▶ _Aim_:
Go through the data below. List every line that holds the word "with".
>>>>>
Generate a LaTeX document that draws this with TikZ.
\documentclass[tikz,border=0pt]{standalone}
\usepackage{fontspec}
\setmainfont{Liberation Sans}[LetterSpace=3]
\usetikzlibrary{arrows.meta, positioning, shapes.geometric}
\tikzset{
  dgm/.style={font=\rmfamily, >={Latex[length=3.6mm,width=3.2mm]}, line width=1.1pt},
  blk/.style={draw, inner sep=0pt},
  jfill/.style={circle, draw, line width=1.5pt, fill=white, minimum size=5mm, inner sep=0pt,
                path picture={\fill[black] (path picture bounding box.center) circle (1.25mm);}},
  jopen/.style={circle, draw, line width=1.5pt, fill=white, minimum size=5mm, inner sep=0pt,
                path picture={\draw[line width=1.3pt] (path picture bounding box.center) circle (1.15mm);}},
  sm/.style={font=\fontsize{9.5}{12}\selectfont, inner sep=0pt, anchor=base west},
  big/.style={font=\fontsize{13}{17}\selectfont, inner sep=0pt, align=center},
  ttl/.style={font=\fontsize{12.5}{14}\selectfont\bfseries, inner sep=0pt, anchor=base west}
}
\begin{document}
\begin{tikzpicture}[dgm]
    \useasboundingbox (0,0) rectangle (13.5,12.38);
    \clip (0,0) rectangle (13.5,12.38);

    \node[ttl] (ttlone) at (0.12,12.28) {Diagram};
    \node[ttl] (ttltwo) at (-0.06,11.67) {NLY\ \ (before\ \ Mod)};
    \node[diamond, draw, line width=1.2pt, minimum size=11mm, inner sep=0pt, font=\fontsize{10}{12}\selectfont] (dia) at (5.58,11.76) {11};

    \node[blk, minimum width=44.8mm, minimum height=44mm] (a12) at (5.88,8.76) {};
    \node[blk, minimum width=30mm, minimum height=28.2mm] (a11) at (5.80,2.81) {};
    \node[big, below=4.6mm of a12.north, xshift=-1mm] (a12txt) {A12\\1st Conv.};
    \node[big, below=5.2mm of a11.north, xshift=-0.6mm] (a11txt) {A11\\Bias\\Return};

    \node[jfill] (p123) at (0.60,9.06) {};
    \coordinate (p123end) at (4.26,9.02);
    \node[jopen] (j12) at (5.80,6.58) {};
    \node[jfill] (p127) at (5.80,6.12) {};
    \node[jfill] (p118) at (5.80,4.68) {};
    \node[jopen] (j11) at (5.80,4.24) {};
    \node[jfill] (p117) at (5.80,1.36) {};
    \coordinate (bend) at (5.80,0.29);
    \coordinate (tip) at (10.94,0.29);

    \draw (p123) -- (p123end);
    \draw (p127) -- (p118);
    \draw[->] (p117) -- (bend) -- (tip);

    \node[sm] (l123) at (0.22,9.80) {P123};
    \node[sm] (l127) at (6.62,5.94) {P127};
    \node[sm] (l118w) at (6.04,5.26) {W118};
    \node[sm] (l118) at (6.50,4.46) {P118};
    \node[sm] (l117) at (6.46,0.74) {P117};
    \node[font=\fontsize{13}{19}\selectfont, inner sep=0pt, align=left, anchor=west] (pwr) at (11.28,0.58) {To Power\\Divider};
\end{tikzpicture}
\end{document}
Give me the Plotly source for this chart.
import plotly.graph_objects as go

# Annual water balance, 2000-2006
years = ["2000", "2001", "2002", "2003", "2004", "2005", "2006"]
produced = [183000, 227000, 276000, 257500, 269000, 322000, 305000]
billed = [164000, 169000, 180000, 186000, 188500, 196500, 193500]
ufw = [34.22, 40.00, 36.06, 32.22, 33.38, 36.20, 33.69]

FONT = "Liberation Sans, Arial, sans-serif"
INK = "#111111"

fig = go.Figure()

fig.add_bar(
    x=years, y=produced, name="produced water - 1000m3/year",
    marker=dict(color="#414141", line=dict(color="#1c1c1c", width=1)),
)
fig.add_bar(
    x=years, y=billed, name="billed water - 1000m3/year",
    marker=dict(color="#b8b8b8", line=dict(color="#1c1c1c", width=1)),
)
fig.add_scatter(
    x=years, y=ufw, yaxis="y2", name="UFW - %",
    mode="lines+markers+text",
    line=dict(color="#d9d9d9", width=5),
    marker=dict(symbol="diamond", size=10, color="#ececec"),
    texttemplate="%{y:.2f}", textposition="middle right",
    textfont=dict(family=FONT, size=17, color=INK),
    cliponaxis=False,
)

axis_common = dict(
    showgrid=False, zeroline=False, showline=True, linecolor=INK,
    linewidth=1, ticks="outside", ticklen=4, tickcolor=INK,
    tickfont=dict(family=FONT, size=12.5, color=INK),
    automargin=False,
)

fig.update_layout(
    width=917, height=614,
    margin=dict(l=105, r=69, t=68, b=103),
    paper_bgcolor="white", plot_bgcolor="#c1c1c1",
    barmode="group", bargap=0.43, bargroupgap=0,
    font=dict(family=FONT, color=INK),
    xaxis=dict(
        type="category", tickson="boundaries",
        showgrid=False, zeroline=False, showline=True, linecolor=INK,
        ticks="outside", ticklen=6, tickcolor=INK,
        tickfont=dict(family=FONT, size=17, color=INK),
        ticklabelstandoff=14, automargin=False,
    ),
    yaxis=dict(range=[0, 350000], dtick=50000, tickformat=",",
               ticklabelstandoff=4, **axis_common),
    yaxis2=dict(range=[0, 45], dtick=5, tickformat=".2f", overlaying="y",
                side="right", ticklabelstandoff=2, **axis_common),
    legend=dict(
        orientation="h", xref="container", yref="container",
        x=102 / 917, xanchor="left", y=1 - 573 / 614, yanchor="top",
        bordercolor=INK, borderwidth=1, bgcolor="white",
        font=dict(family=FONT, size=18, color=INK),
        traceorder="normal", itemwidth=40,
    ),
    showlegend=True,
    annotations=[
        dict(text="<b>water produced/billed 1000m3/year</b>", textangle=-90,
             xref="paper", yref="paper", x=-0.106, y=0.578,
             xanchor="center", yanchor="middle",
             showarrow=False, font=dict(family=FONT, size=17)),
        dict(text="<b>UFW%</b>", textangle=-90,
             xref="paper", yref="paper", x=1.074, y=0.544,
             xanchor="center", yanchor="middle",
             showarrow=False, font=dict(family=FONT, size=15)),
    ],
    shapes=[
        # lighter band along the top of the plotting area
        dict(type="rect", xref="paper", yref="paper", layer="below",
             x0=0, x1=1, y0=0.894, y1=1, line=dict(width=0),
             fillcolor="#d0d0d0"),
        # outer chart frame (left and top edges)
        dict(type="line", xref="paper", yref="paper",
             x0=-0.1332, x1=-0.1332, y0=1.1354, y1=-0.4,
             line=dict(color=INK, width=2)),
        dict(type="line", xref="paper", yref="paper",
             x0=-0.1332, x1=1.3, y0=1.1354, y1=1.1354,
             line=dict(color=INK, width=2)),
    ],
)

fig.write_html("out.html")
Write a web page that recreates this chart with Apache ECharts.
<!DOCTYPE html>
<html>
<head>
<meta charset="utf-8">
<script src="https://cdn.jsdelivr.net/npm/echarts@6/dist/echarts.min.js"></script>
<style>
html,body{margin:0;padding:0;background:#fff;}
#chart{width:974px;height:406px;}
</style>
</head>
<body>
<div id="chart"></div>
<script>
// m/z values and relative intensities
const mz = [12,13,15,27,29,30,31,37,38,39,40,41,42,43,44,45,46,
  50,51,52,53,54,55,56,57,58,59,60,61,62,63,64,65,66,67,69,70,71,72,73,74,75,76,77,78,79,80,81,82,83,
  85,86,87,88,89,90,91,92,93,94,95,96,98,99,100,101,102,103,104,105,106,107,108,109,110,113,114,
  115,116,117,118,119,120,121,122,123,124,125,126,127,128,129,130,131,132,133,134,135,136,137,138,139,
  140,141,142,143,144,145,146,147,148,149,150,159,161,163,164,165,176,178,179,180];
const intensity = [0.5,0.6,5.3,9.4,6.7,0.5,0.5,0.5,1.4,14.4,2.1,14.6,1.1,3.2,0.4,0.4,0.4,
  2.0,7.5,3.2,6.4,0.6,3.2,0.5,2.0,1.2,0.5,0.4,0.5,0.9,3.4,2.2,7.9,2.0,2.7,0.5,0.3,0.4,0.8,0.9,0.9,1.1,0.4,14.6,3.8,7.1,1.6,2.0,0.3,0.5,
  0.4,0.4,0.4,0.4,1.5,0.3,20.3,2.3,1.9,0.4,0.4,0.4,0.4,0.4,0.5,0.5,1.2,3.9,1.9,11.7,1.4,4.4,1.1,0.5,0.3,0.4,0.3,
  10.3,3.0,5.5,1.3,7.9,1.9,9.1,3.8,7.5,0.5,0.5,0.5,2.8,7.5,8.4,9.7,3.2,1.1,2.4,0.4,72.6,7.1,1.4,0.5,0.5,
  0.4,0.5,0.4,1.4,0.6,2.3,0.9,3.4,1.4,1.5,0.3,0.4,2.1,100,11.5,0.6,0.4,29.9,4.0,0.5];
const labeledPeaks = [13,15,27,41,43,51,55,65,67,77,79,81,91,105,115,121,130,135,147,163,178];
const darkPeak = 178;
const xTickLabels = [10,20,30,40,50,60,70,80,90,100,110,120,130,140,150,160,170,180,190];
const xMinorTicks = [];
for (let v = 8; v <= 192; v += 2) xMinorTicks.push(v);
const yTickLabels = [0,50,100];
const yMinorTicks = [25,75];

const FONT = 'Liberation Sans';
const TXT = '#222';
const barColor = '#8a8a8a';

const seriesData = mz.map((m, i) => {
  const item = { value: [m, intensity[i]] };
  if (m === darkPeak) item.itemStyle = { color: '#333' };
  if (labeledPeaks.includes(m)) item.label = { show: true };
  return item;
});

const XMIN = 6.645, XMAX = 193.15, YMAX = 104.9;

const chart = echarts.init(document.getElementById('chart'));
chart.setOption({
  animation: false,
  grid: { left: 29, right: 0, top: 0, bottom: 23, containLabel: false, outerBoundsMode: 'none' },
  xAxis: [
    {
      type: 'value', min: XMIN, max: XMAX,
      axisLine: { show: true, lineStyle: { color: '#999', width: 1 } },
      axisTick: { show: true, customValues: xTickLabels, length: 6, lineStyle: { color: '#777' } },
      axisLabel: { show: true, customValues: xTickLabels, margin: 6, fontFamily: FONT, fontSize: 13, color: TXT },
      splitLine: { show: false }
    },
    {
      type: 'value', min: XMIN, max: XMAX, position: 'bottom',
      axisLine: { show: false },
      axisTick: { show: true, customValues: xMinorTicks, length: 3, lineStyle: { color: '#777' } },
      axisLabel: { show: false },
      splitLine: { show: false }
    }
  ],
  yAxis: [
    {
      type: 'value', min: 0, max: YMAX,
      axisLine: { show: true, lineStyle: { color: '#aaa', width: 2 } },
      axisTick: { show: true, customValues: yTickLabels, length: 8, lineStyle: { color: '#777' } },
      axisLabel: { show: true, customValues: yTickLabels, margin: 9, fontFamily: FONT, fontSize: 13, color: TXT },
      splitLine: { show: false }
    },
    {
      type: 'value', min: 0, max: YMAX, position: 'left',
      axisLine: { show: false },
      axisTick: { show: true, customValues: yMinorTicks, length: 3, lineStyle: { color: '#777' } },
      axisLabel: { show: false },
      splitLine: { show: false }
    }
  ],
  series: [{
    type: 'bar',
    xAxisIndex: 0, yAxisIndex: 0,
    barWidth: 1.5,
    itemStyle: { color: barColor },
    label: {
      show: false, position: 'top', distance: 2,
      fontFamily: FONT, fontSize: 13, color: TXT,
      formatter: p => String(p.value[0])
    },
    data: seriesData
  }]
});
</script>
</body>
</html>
<<<<<
▶ _Written answer_:
Generate a LaTeX document that draws this with TikZ.
Write a web page that recreates this chart with Apache ECharts.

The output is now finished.